Central Banks and the Interest Rate

An interesting article in last week’s ‘Economist‘ :

“Central Banks use a variety of devices to convince markets of their inflation-fighting credentials. An explicit inflation target can itself be such a device .….. and …….. the more clearly the central bank’s objective is understood and the more its good intentions are believed, the better.”

“That a central bank has an explicit inflation target does not tell you how quickly it will try to bring inflation back into line when it has veered off course. Inflation is rarely the only thing that central banks care about. Prices do not adjust immediately, so bringing down inflation will cost output and jobs. A central bank balances deviations of inflation from the target against the output gap (the difference between output and capacity).”

“Lars Svensson, an academic at Princeton University who has recently become a deputy governor of the central bank in his native Sweden formulates this trade-off as an equation. He supposes that the central bank wants to minimise the weighted sum of the square of the inflation gap and the square of the output gap. The relative weight given to the output gap is denoted by the Greek letter lambda. The higher lambda is the more the central bank worries about output and the longer it is prepared to take to return inflation to target. Set lambda equal to nought , and the bank could not give a jot about output; it is run by “inflation nutters”, in the phrase of Mr King, governor of the Bank of England. Set lambda equal to infinity, and inflation becomes irrelevant.”

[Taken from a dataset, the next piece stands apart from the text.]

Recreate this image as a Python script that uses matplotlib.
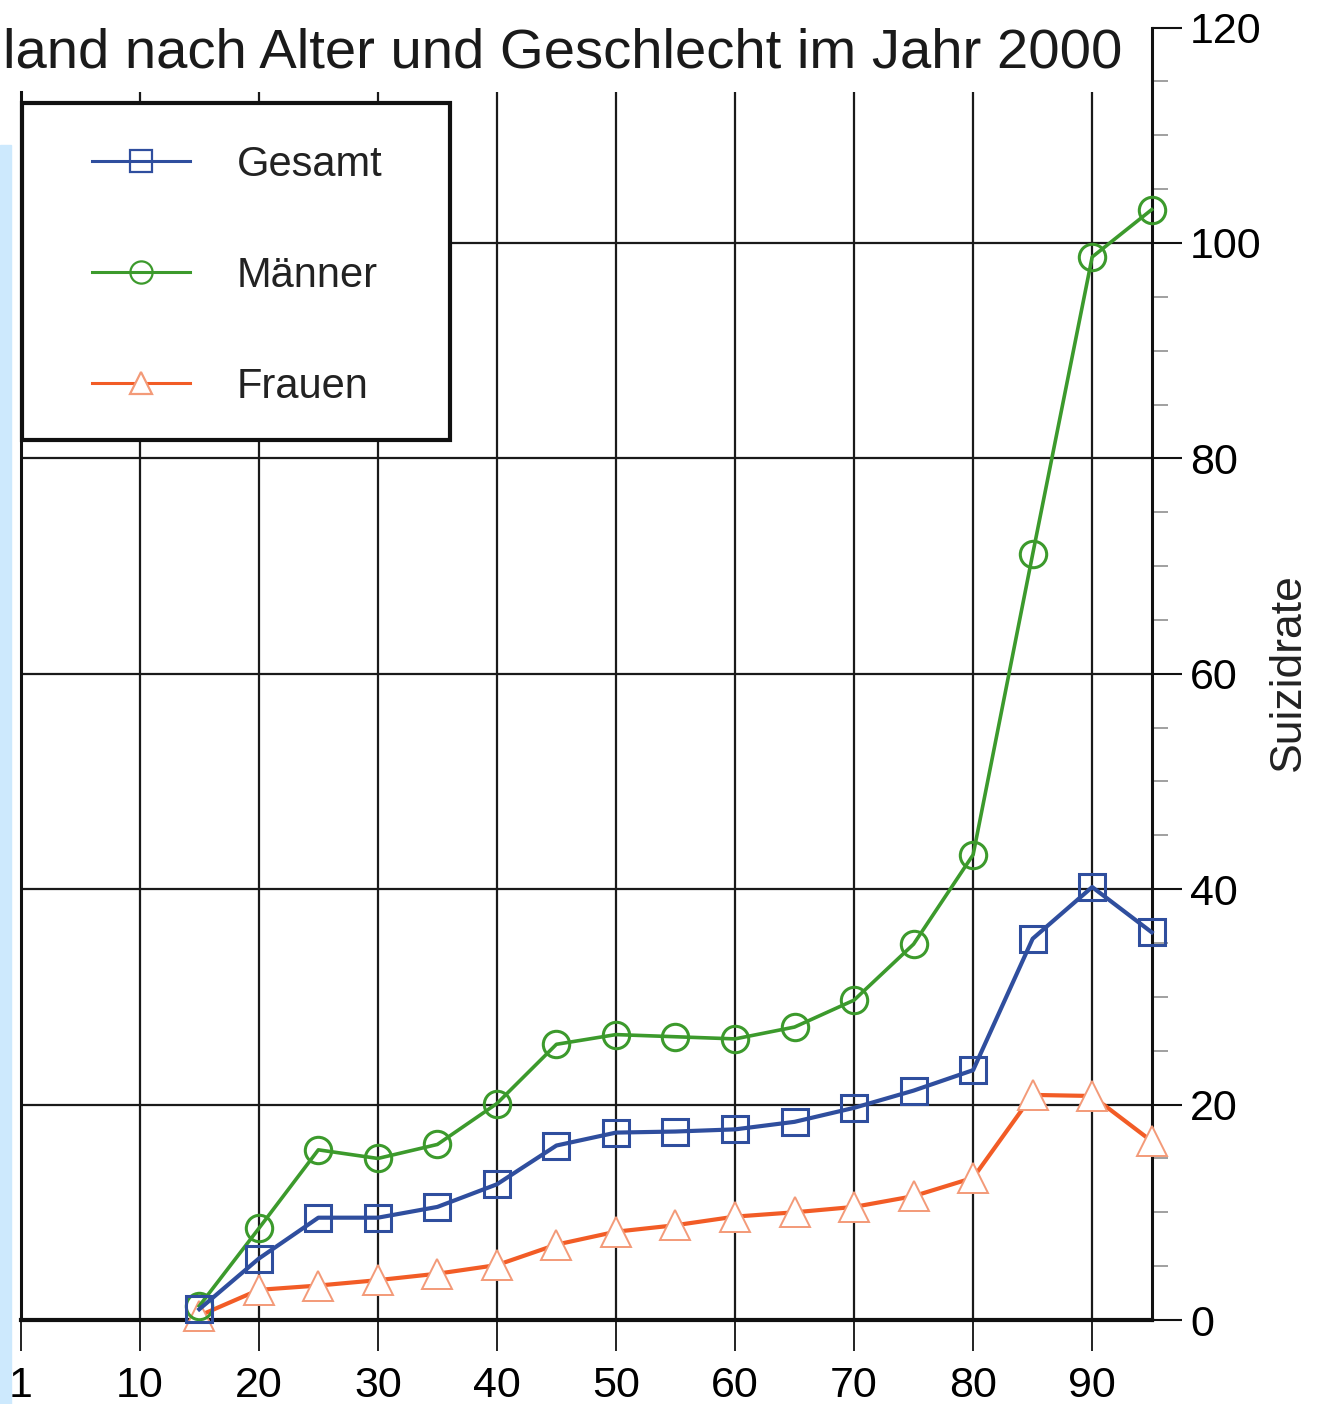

“The question is, how explicit can central banks be? Mr Svensson thinks that they should publish lambda if they can. Most other central banks think that although lambdas are useful theoretical devices, publishing them is unrealistic. For one thing it gives the impression that the central bank knows more about the world, or even about its own reaction function, than it really does. For another, the weight banks give to output gaps may change over time - they may set a lower lambda, for instance, when they want to establish a reputation as inflation fighters. The tight-knit world of central banking will keep a close watch on Scandinavia.”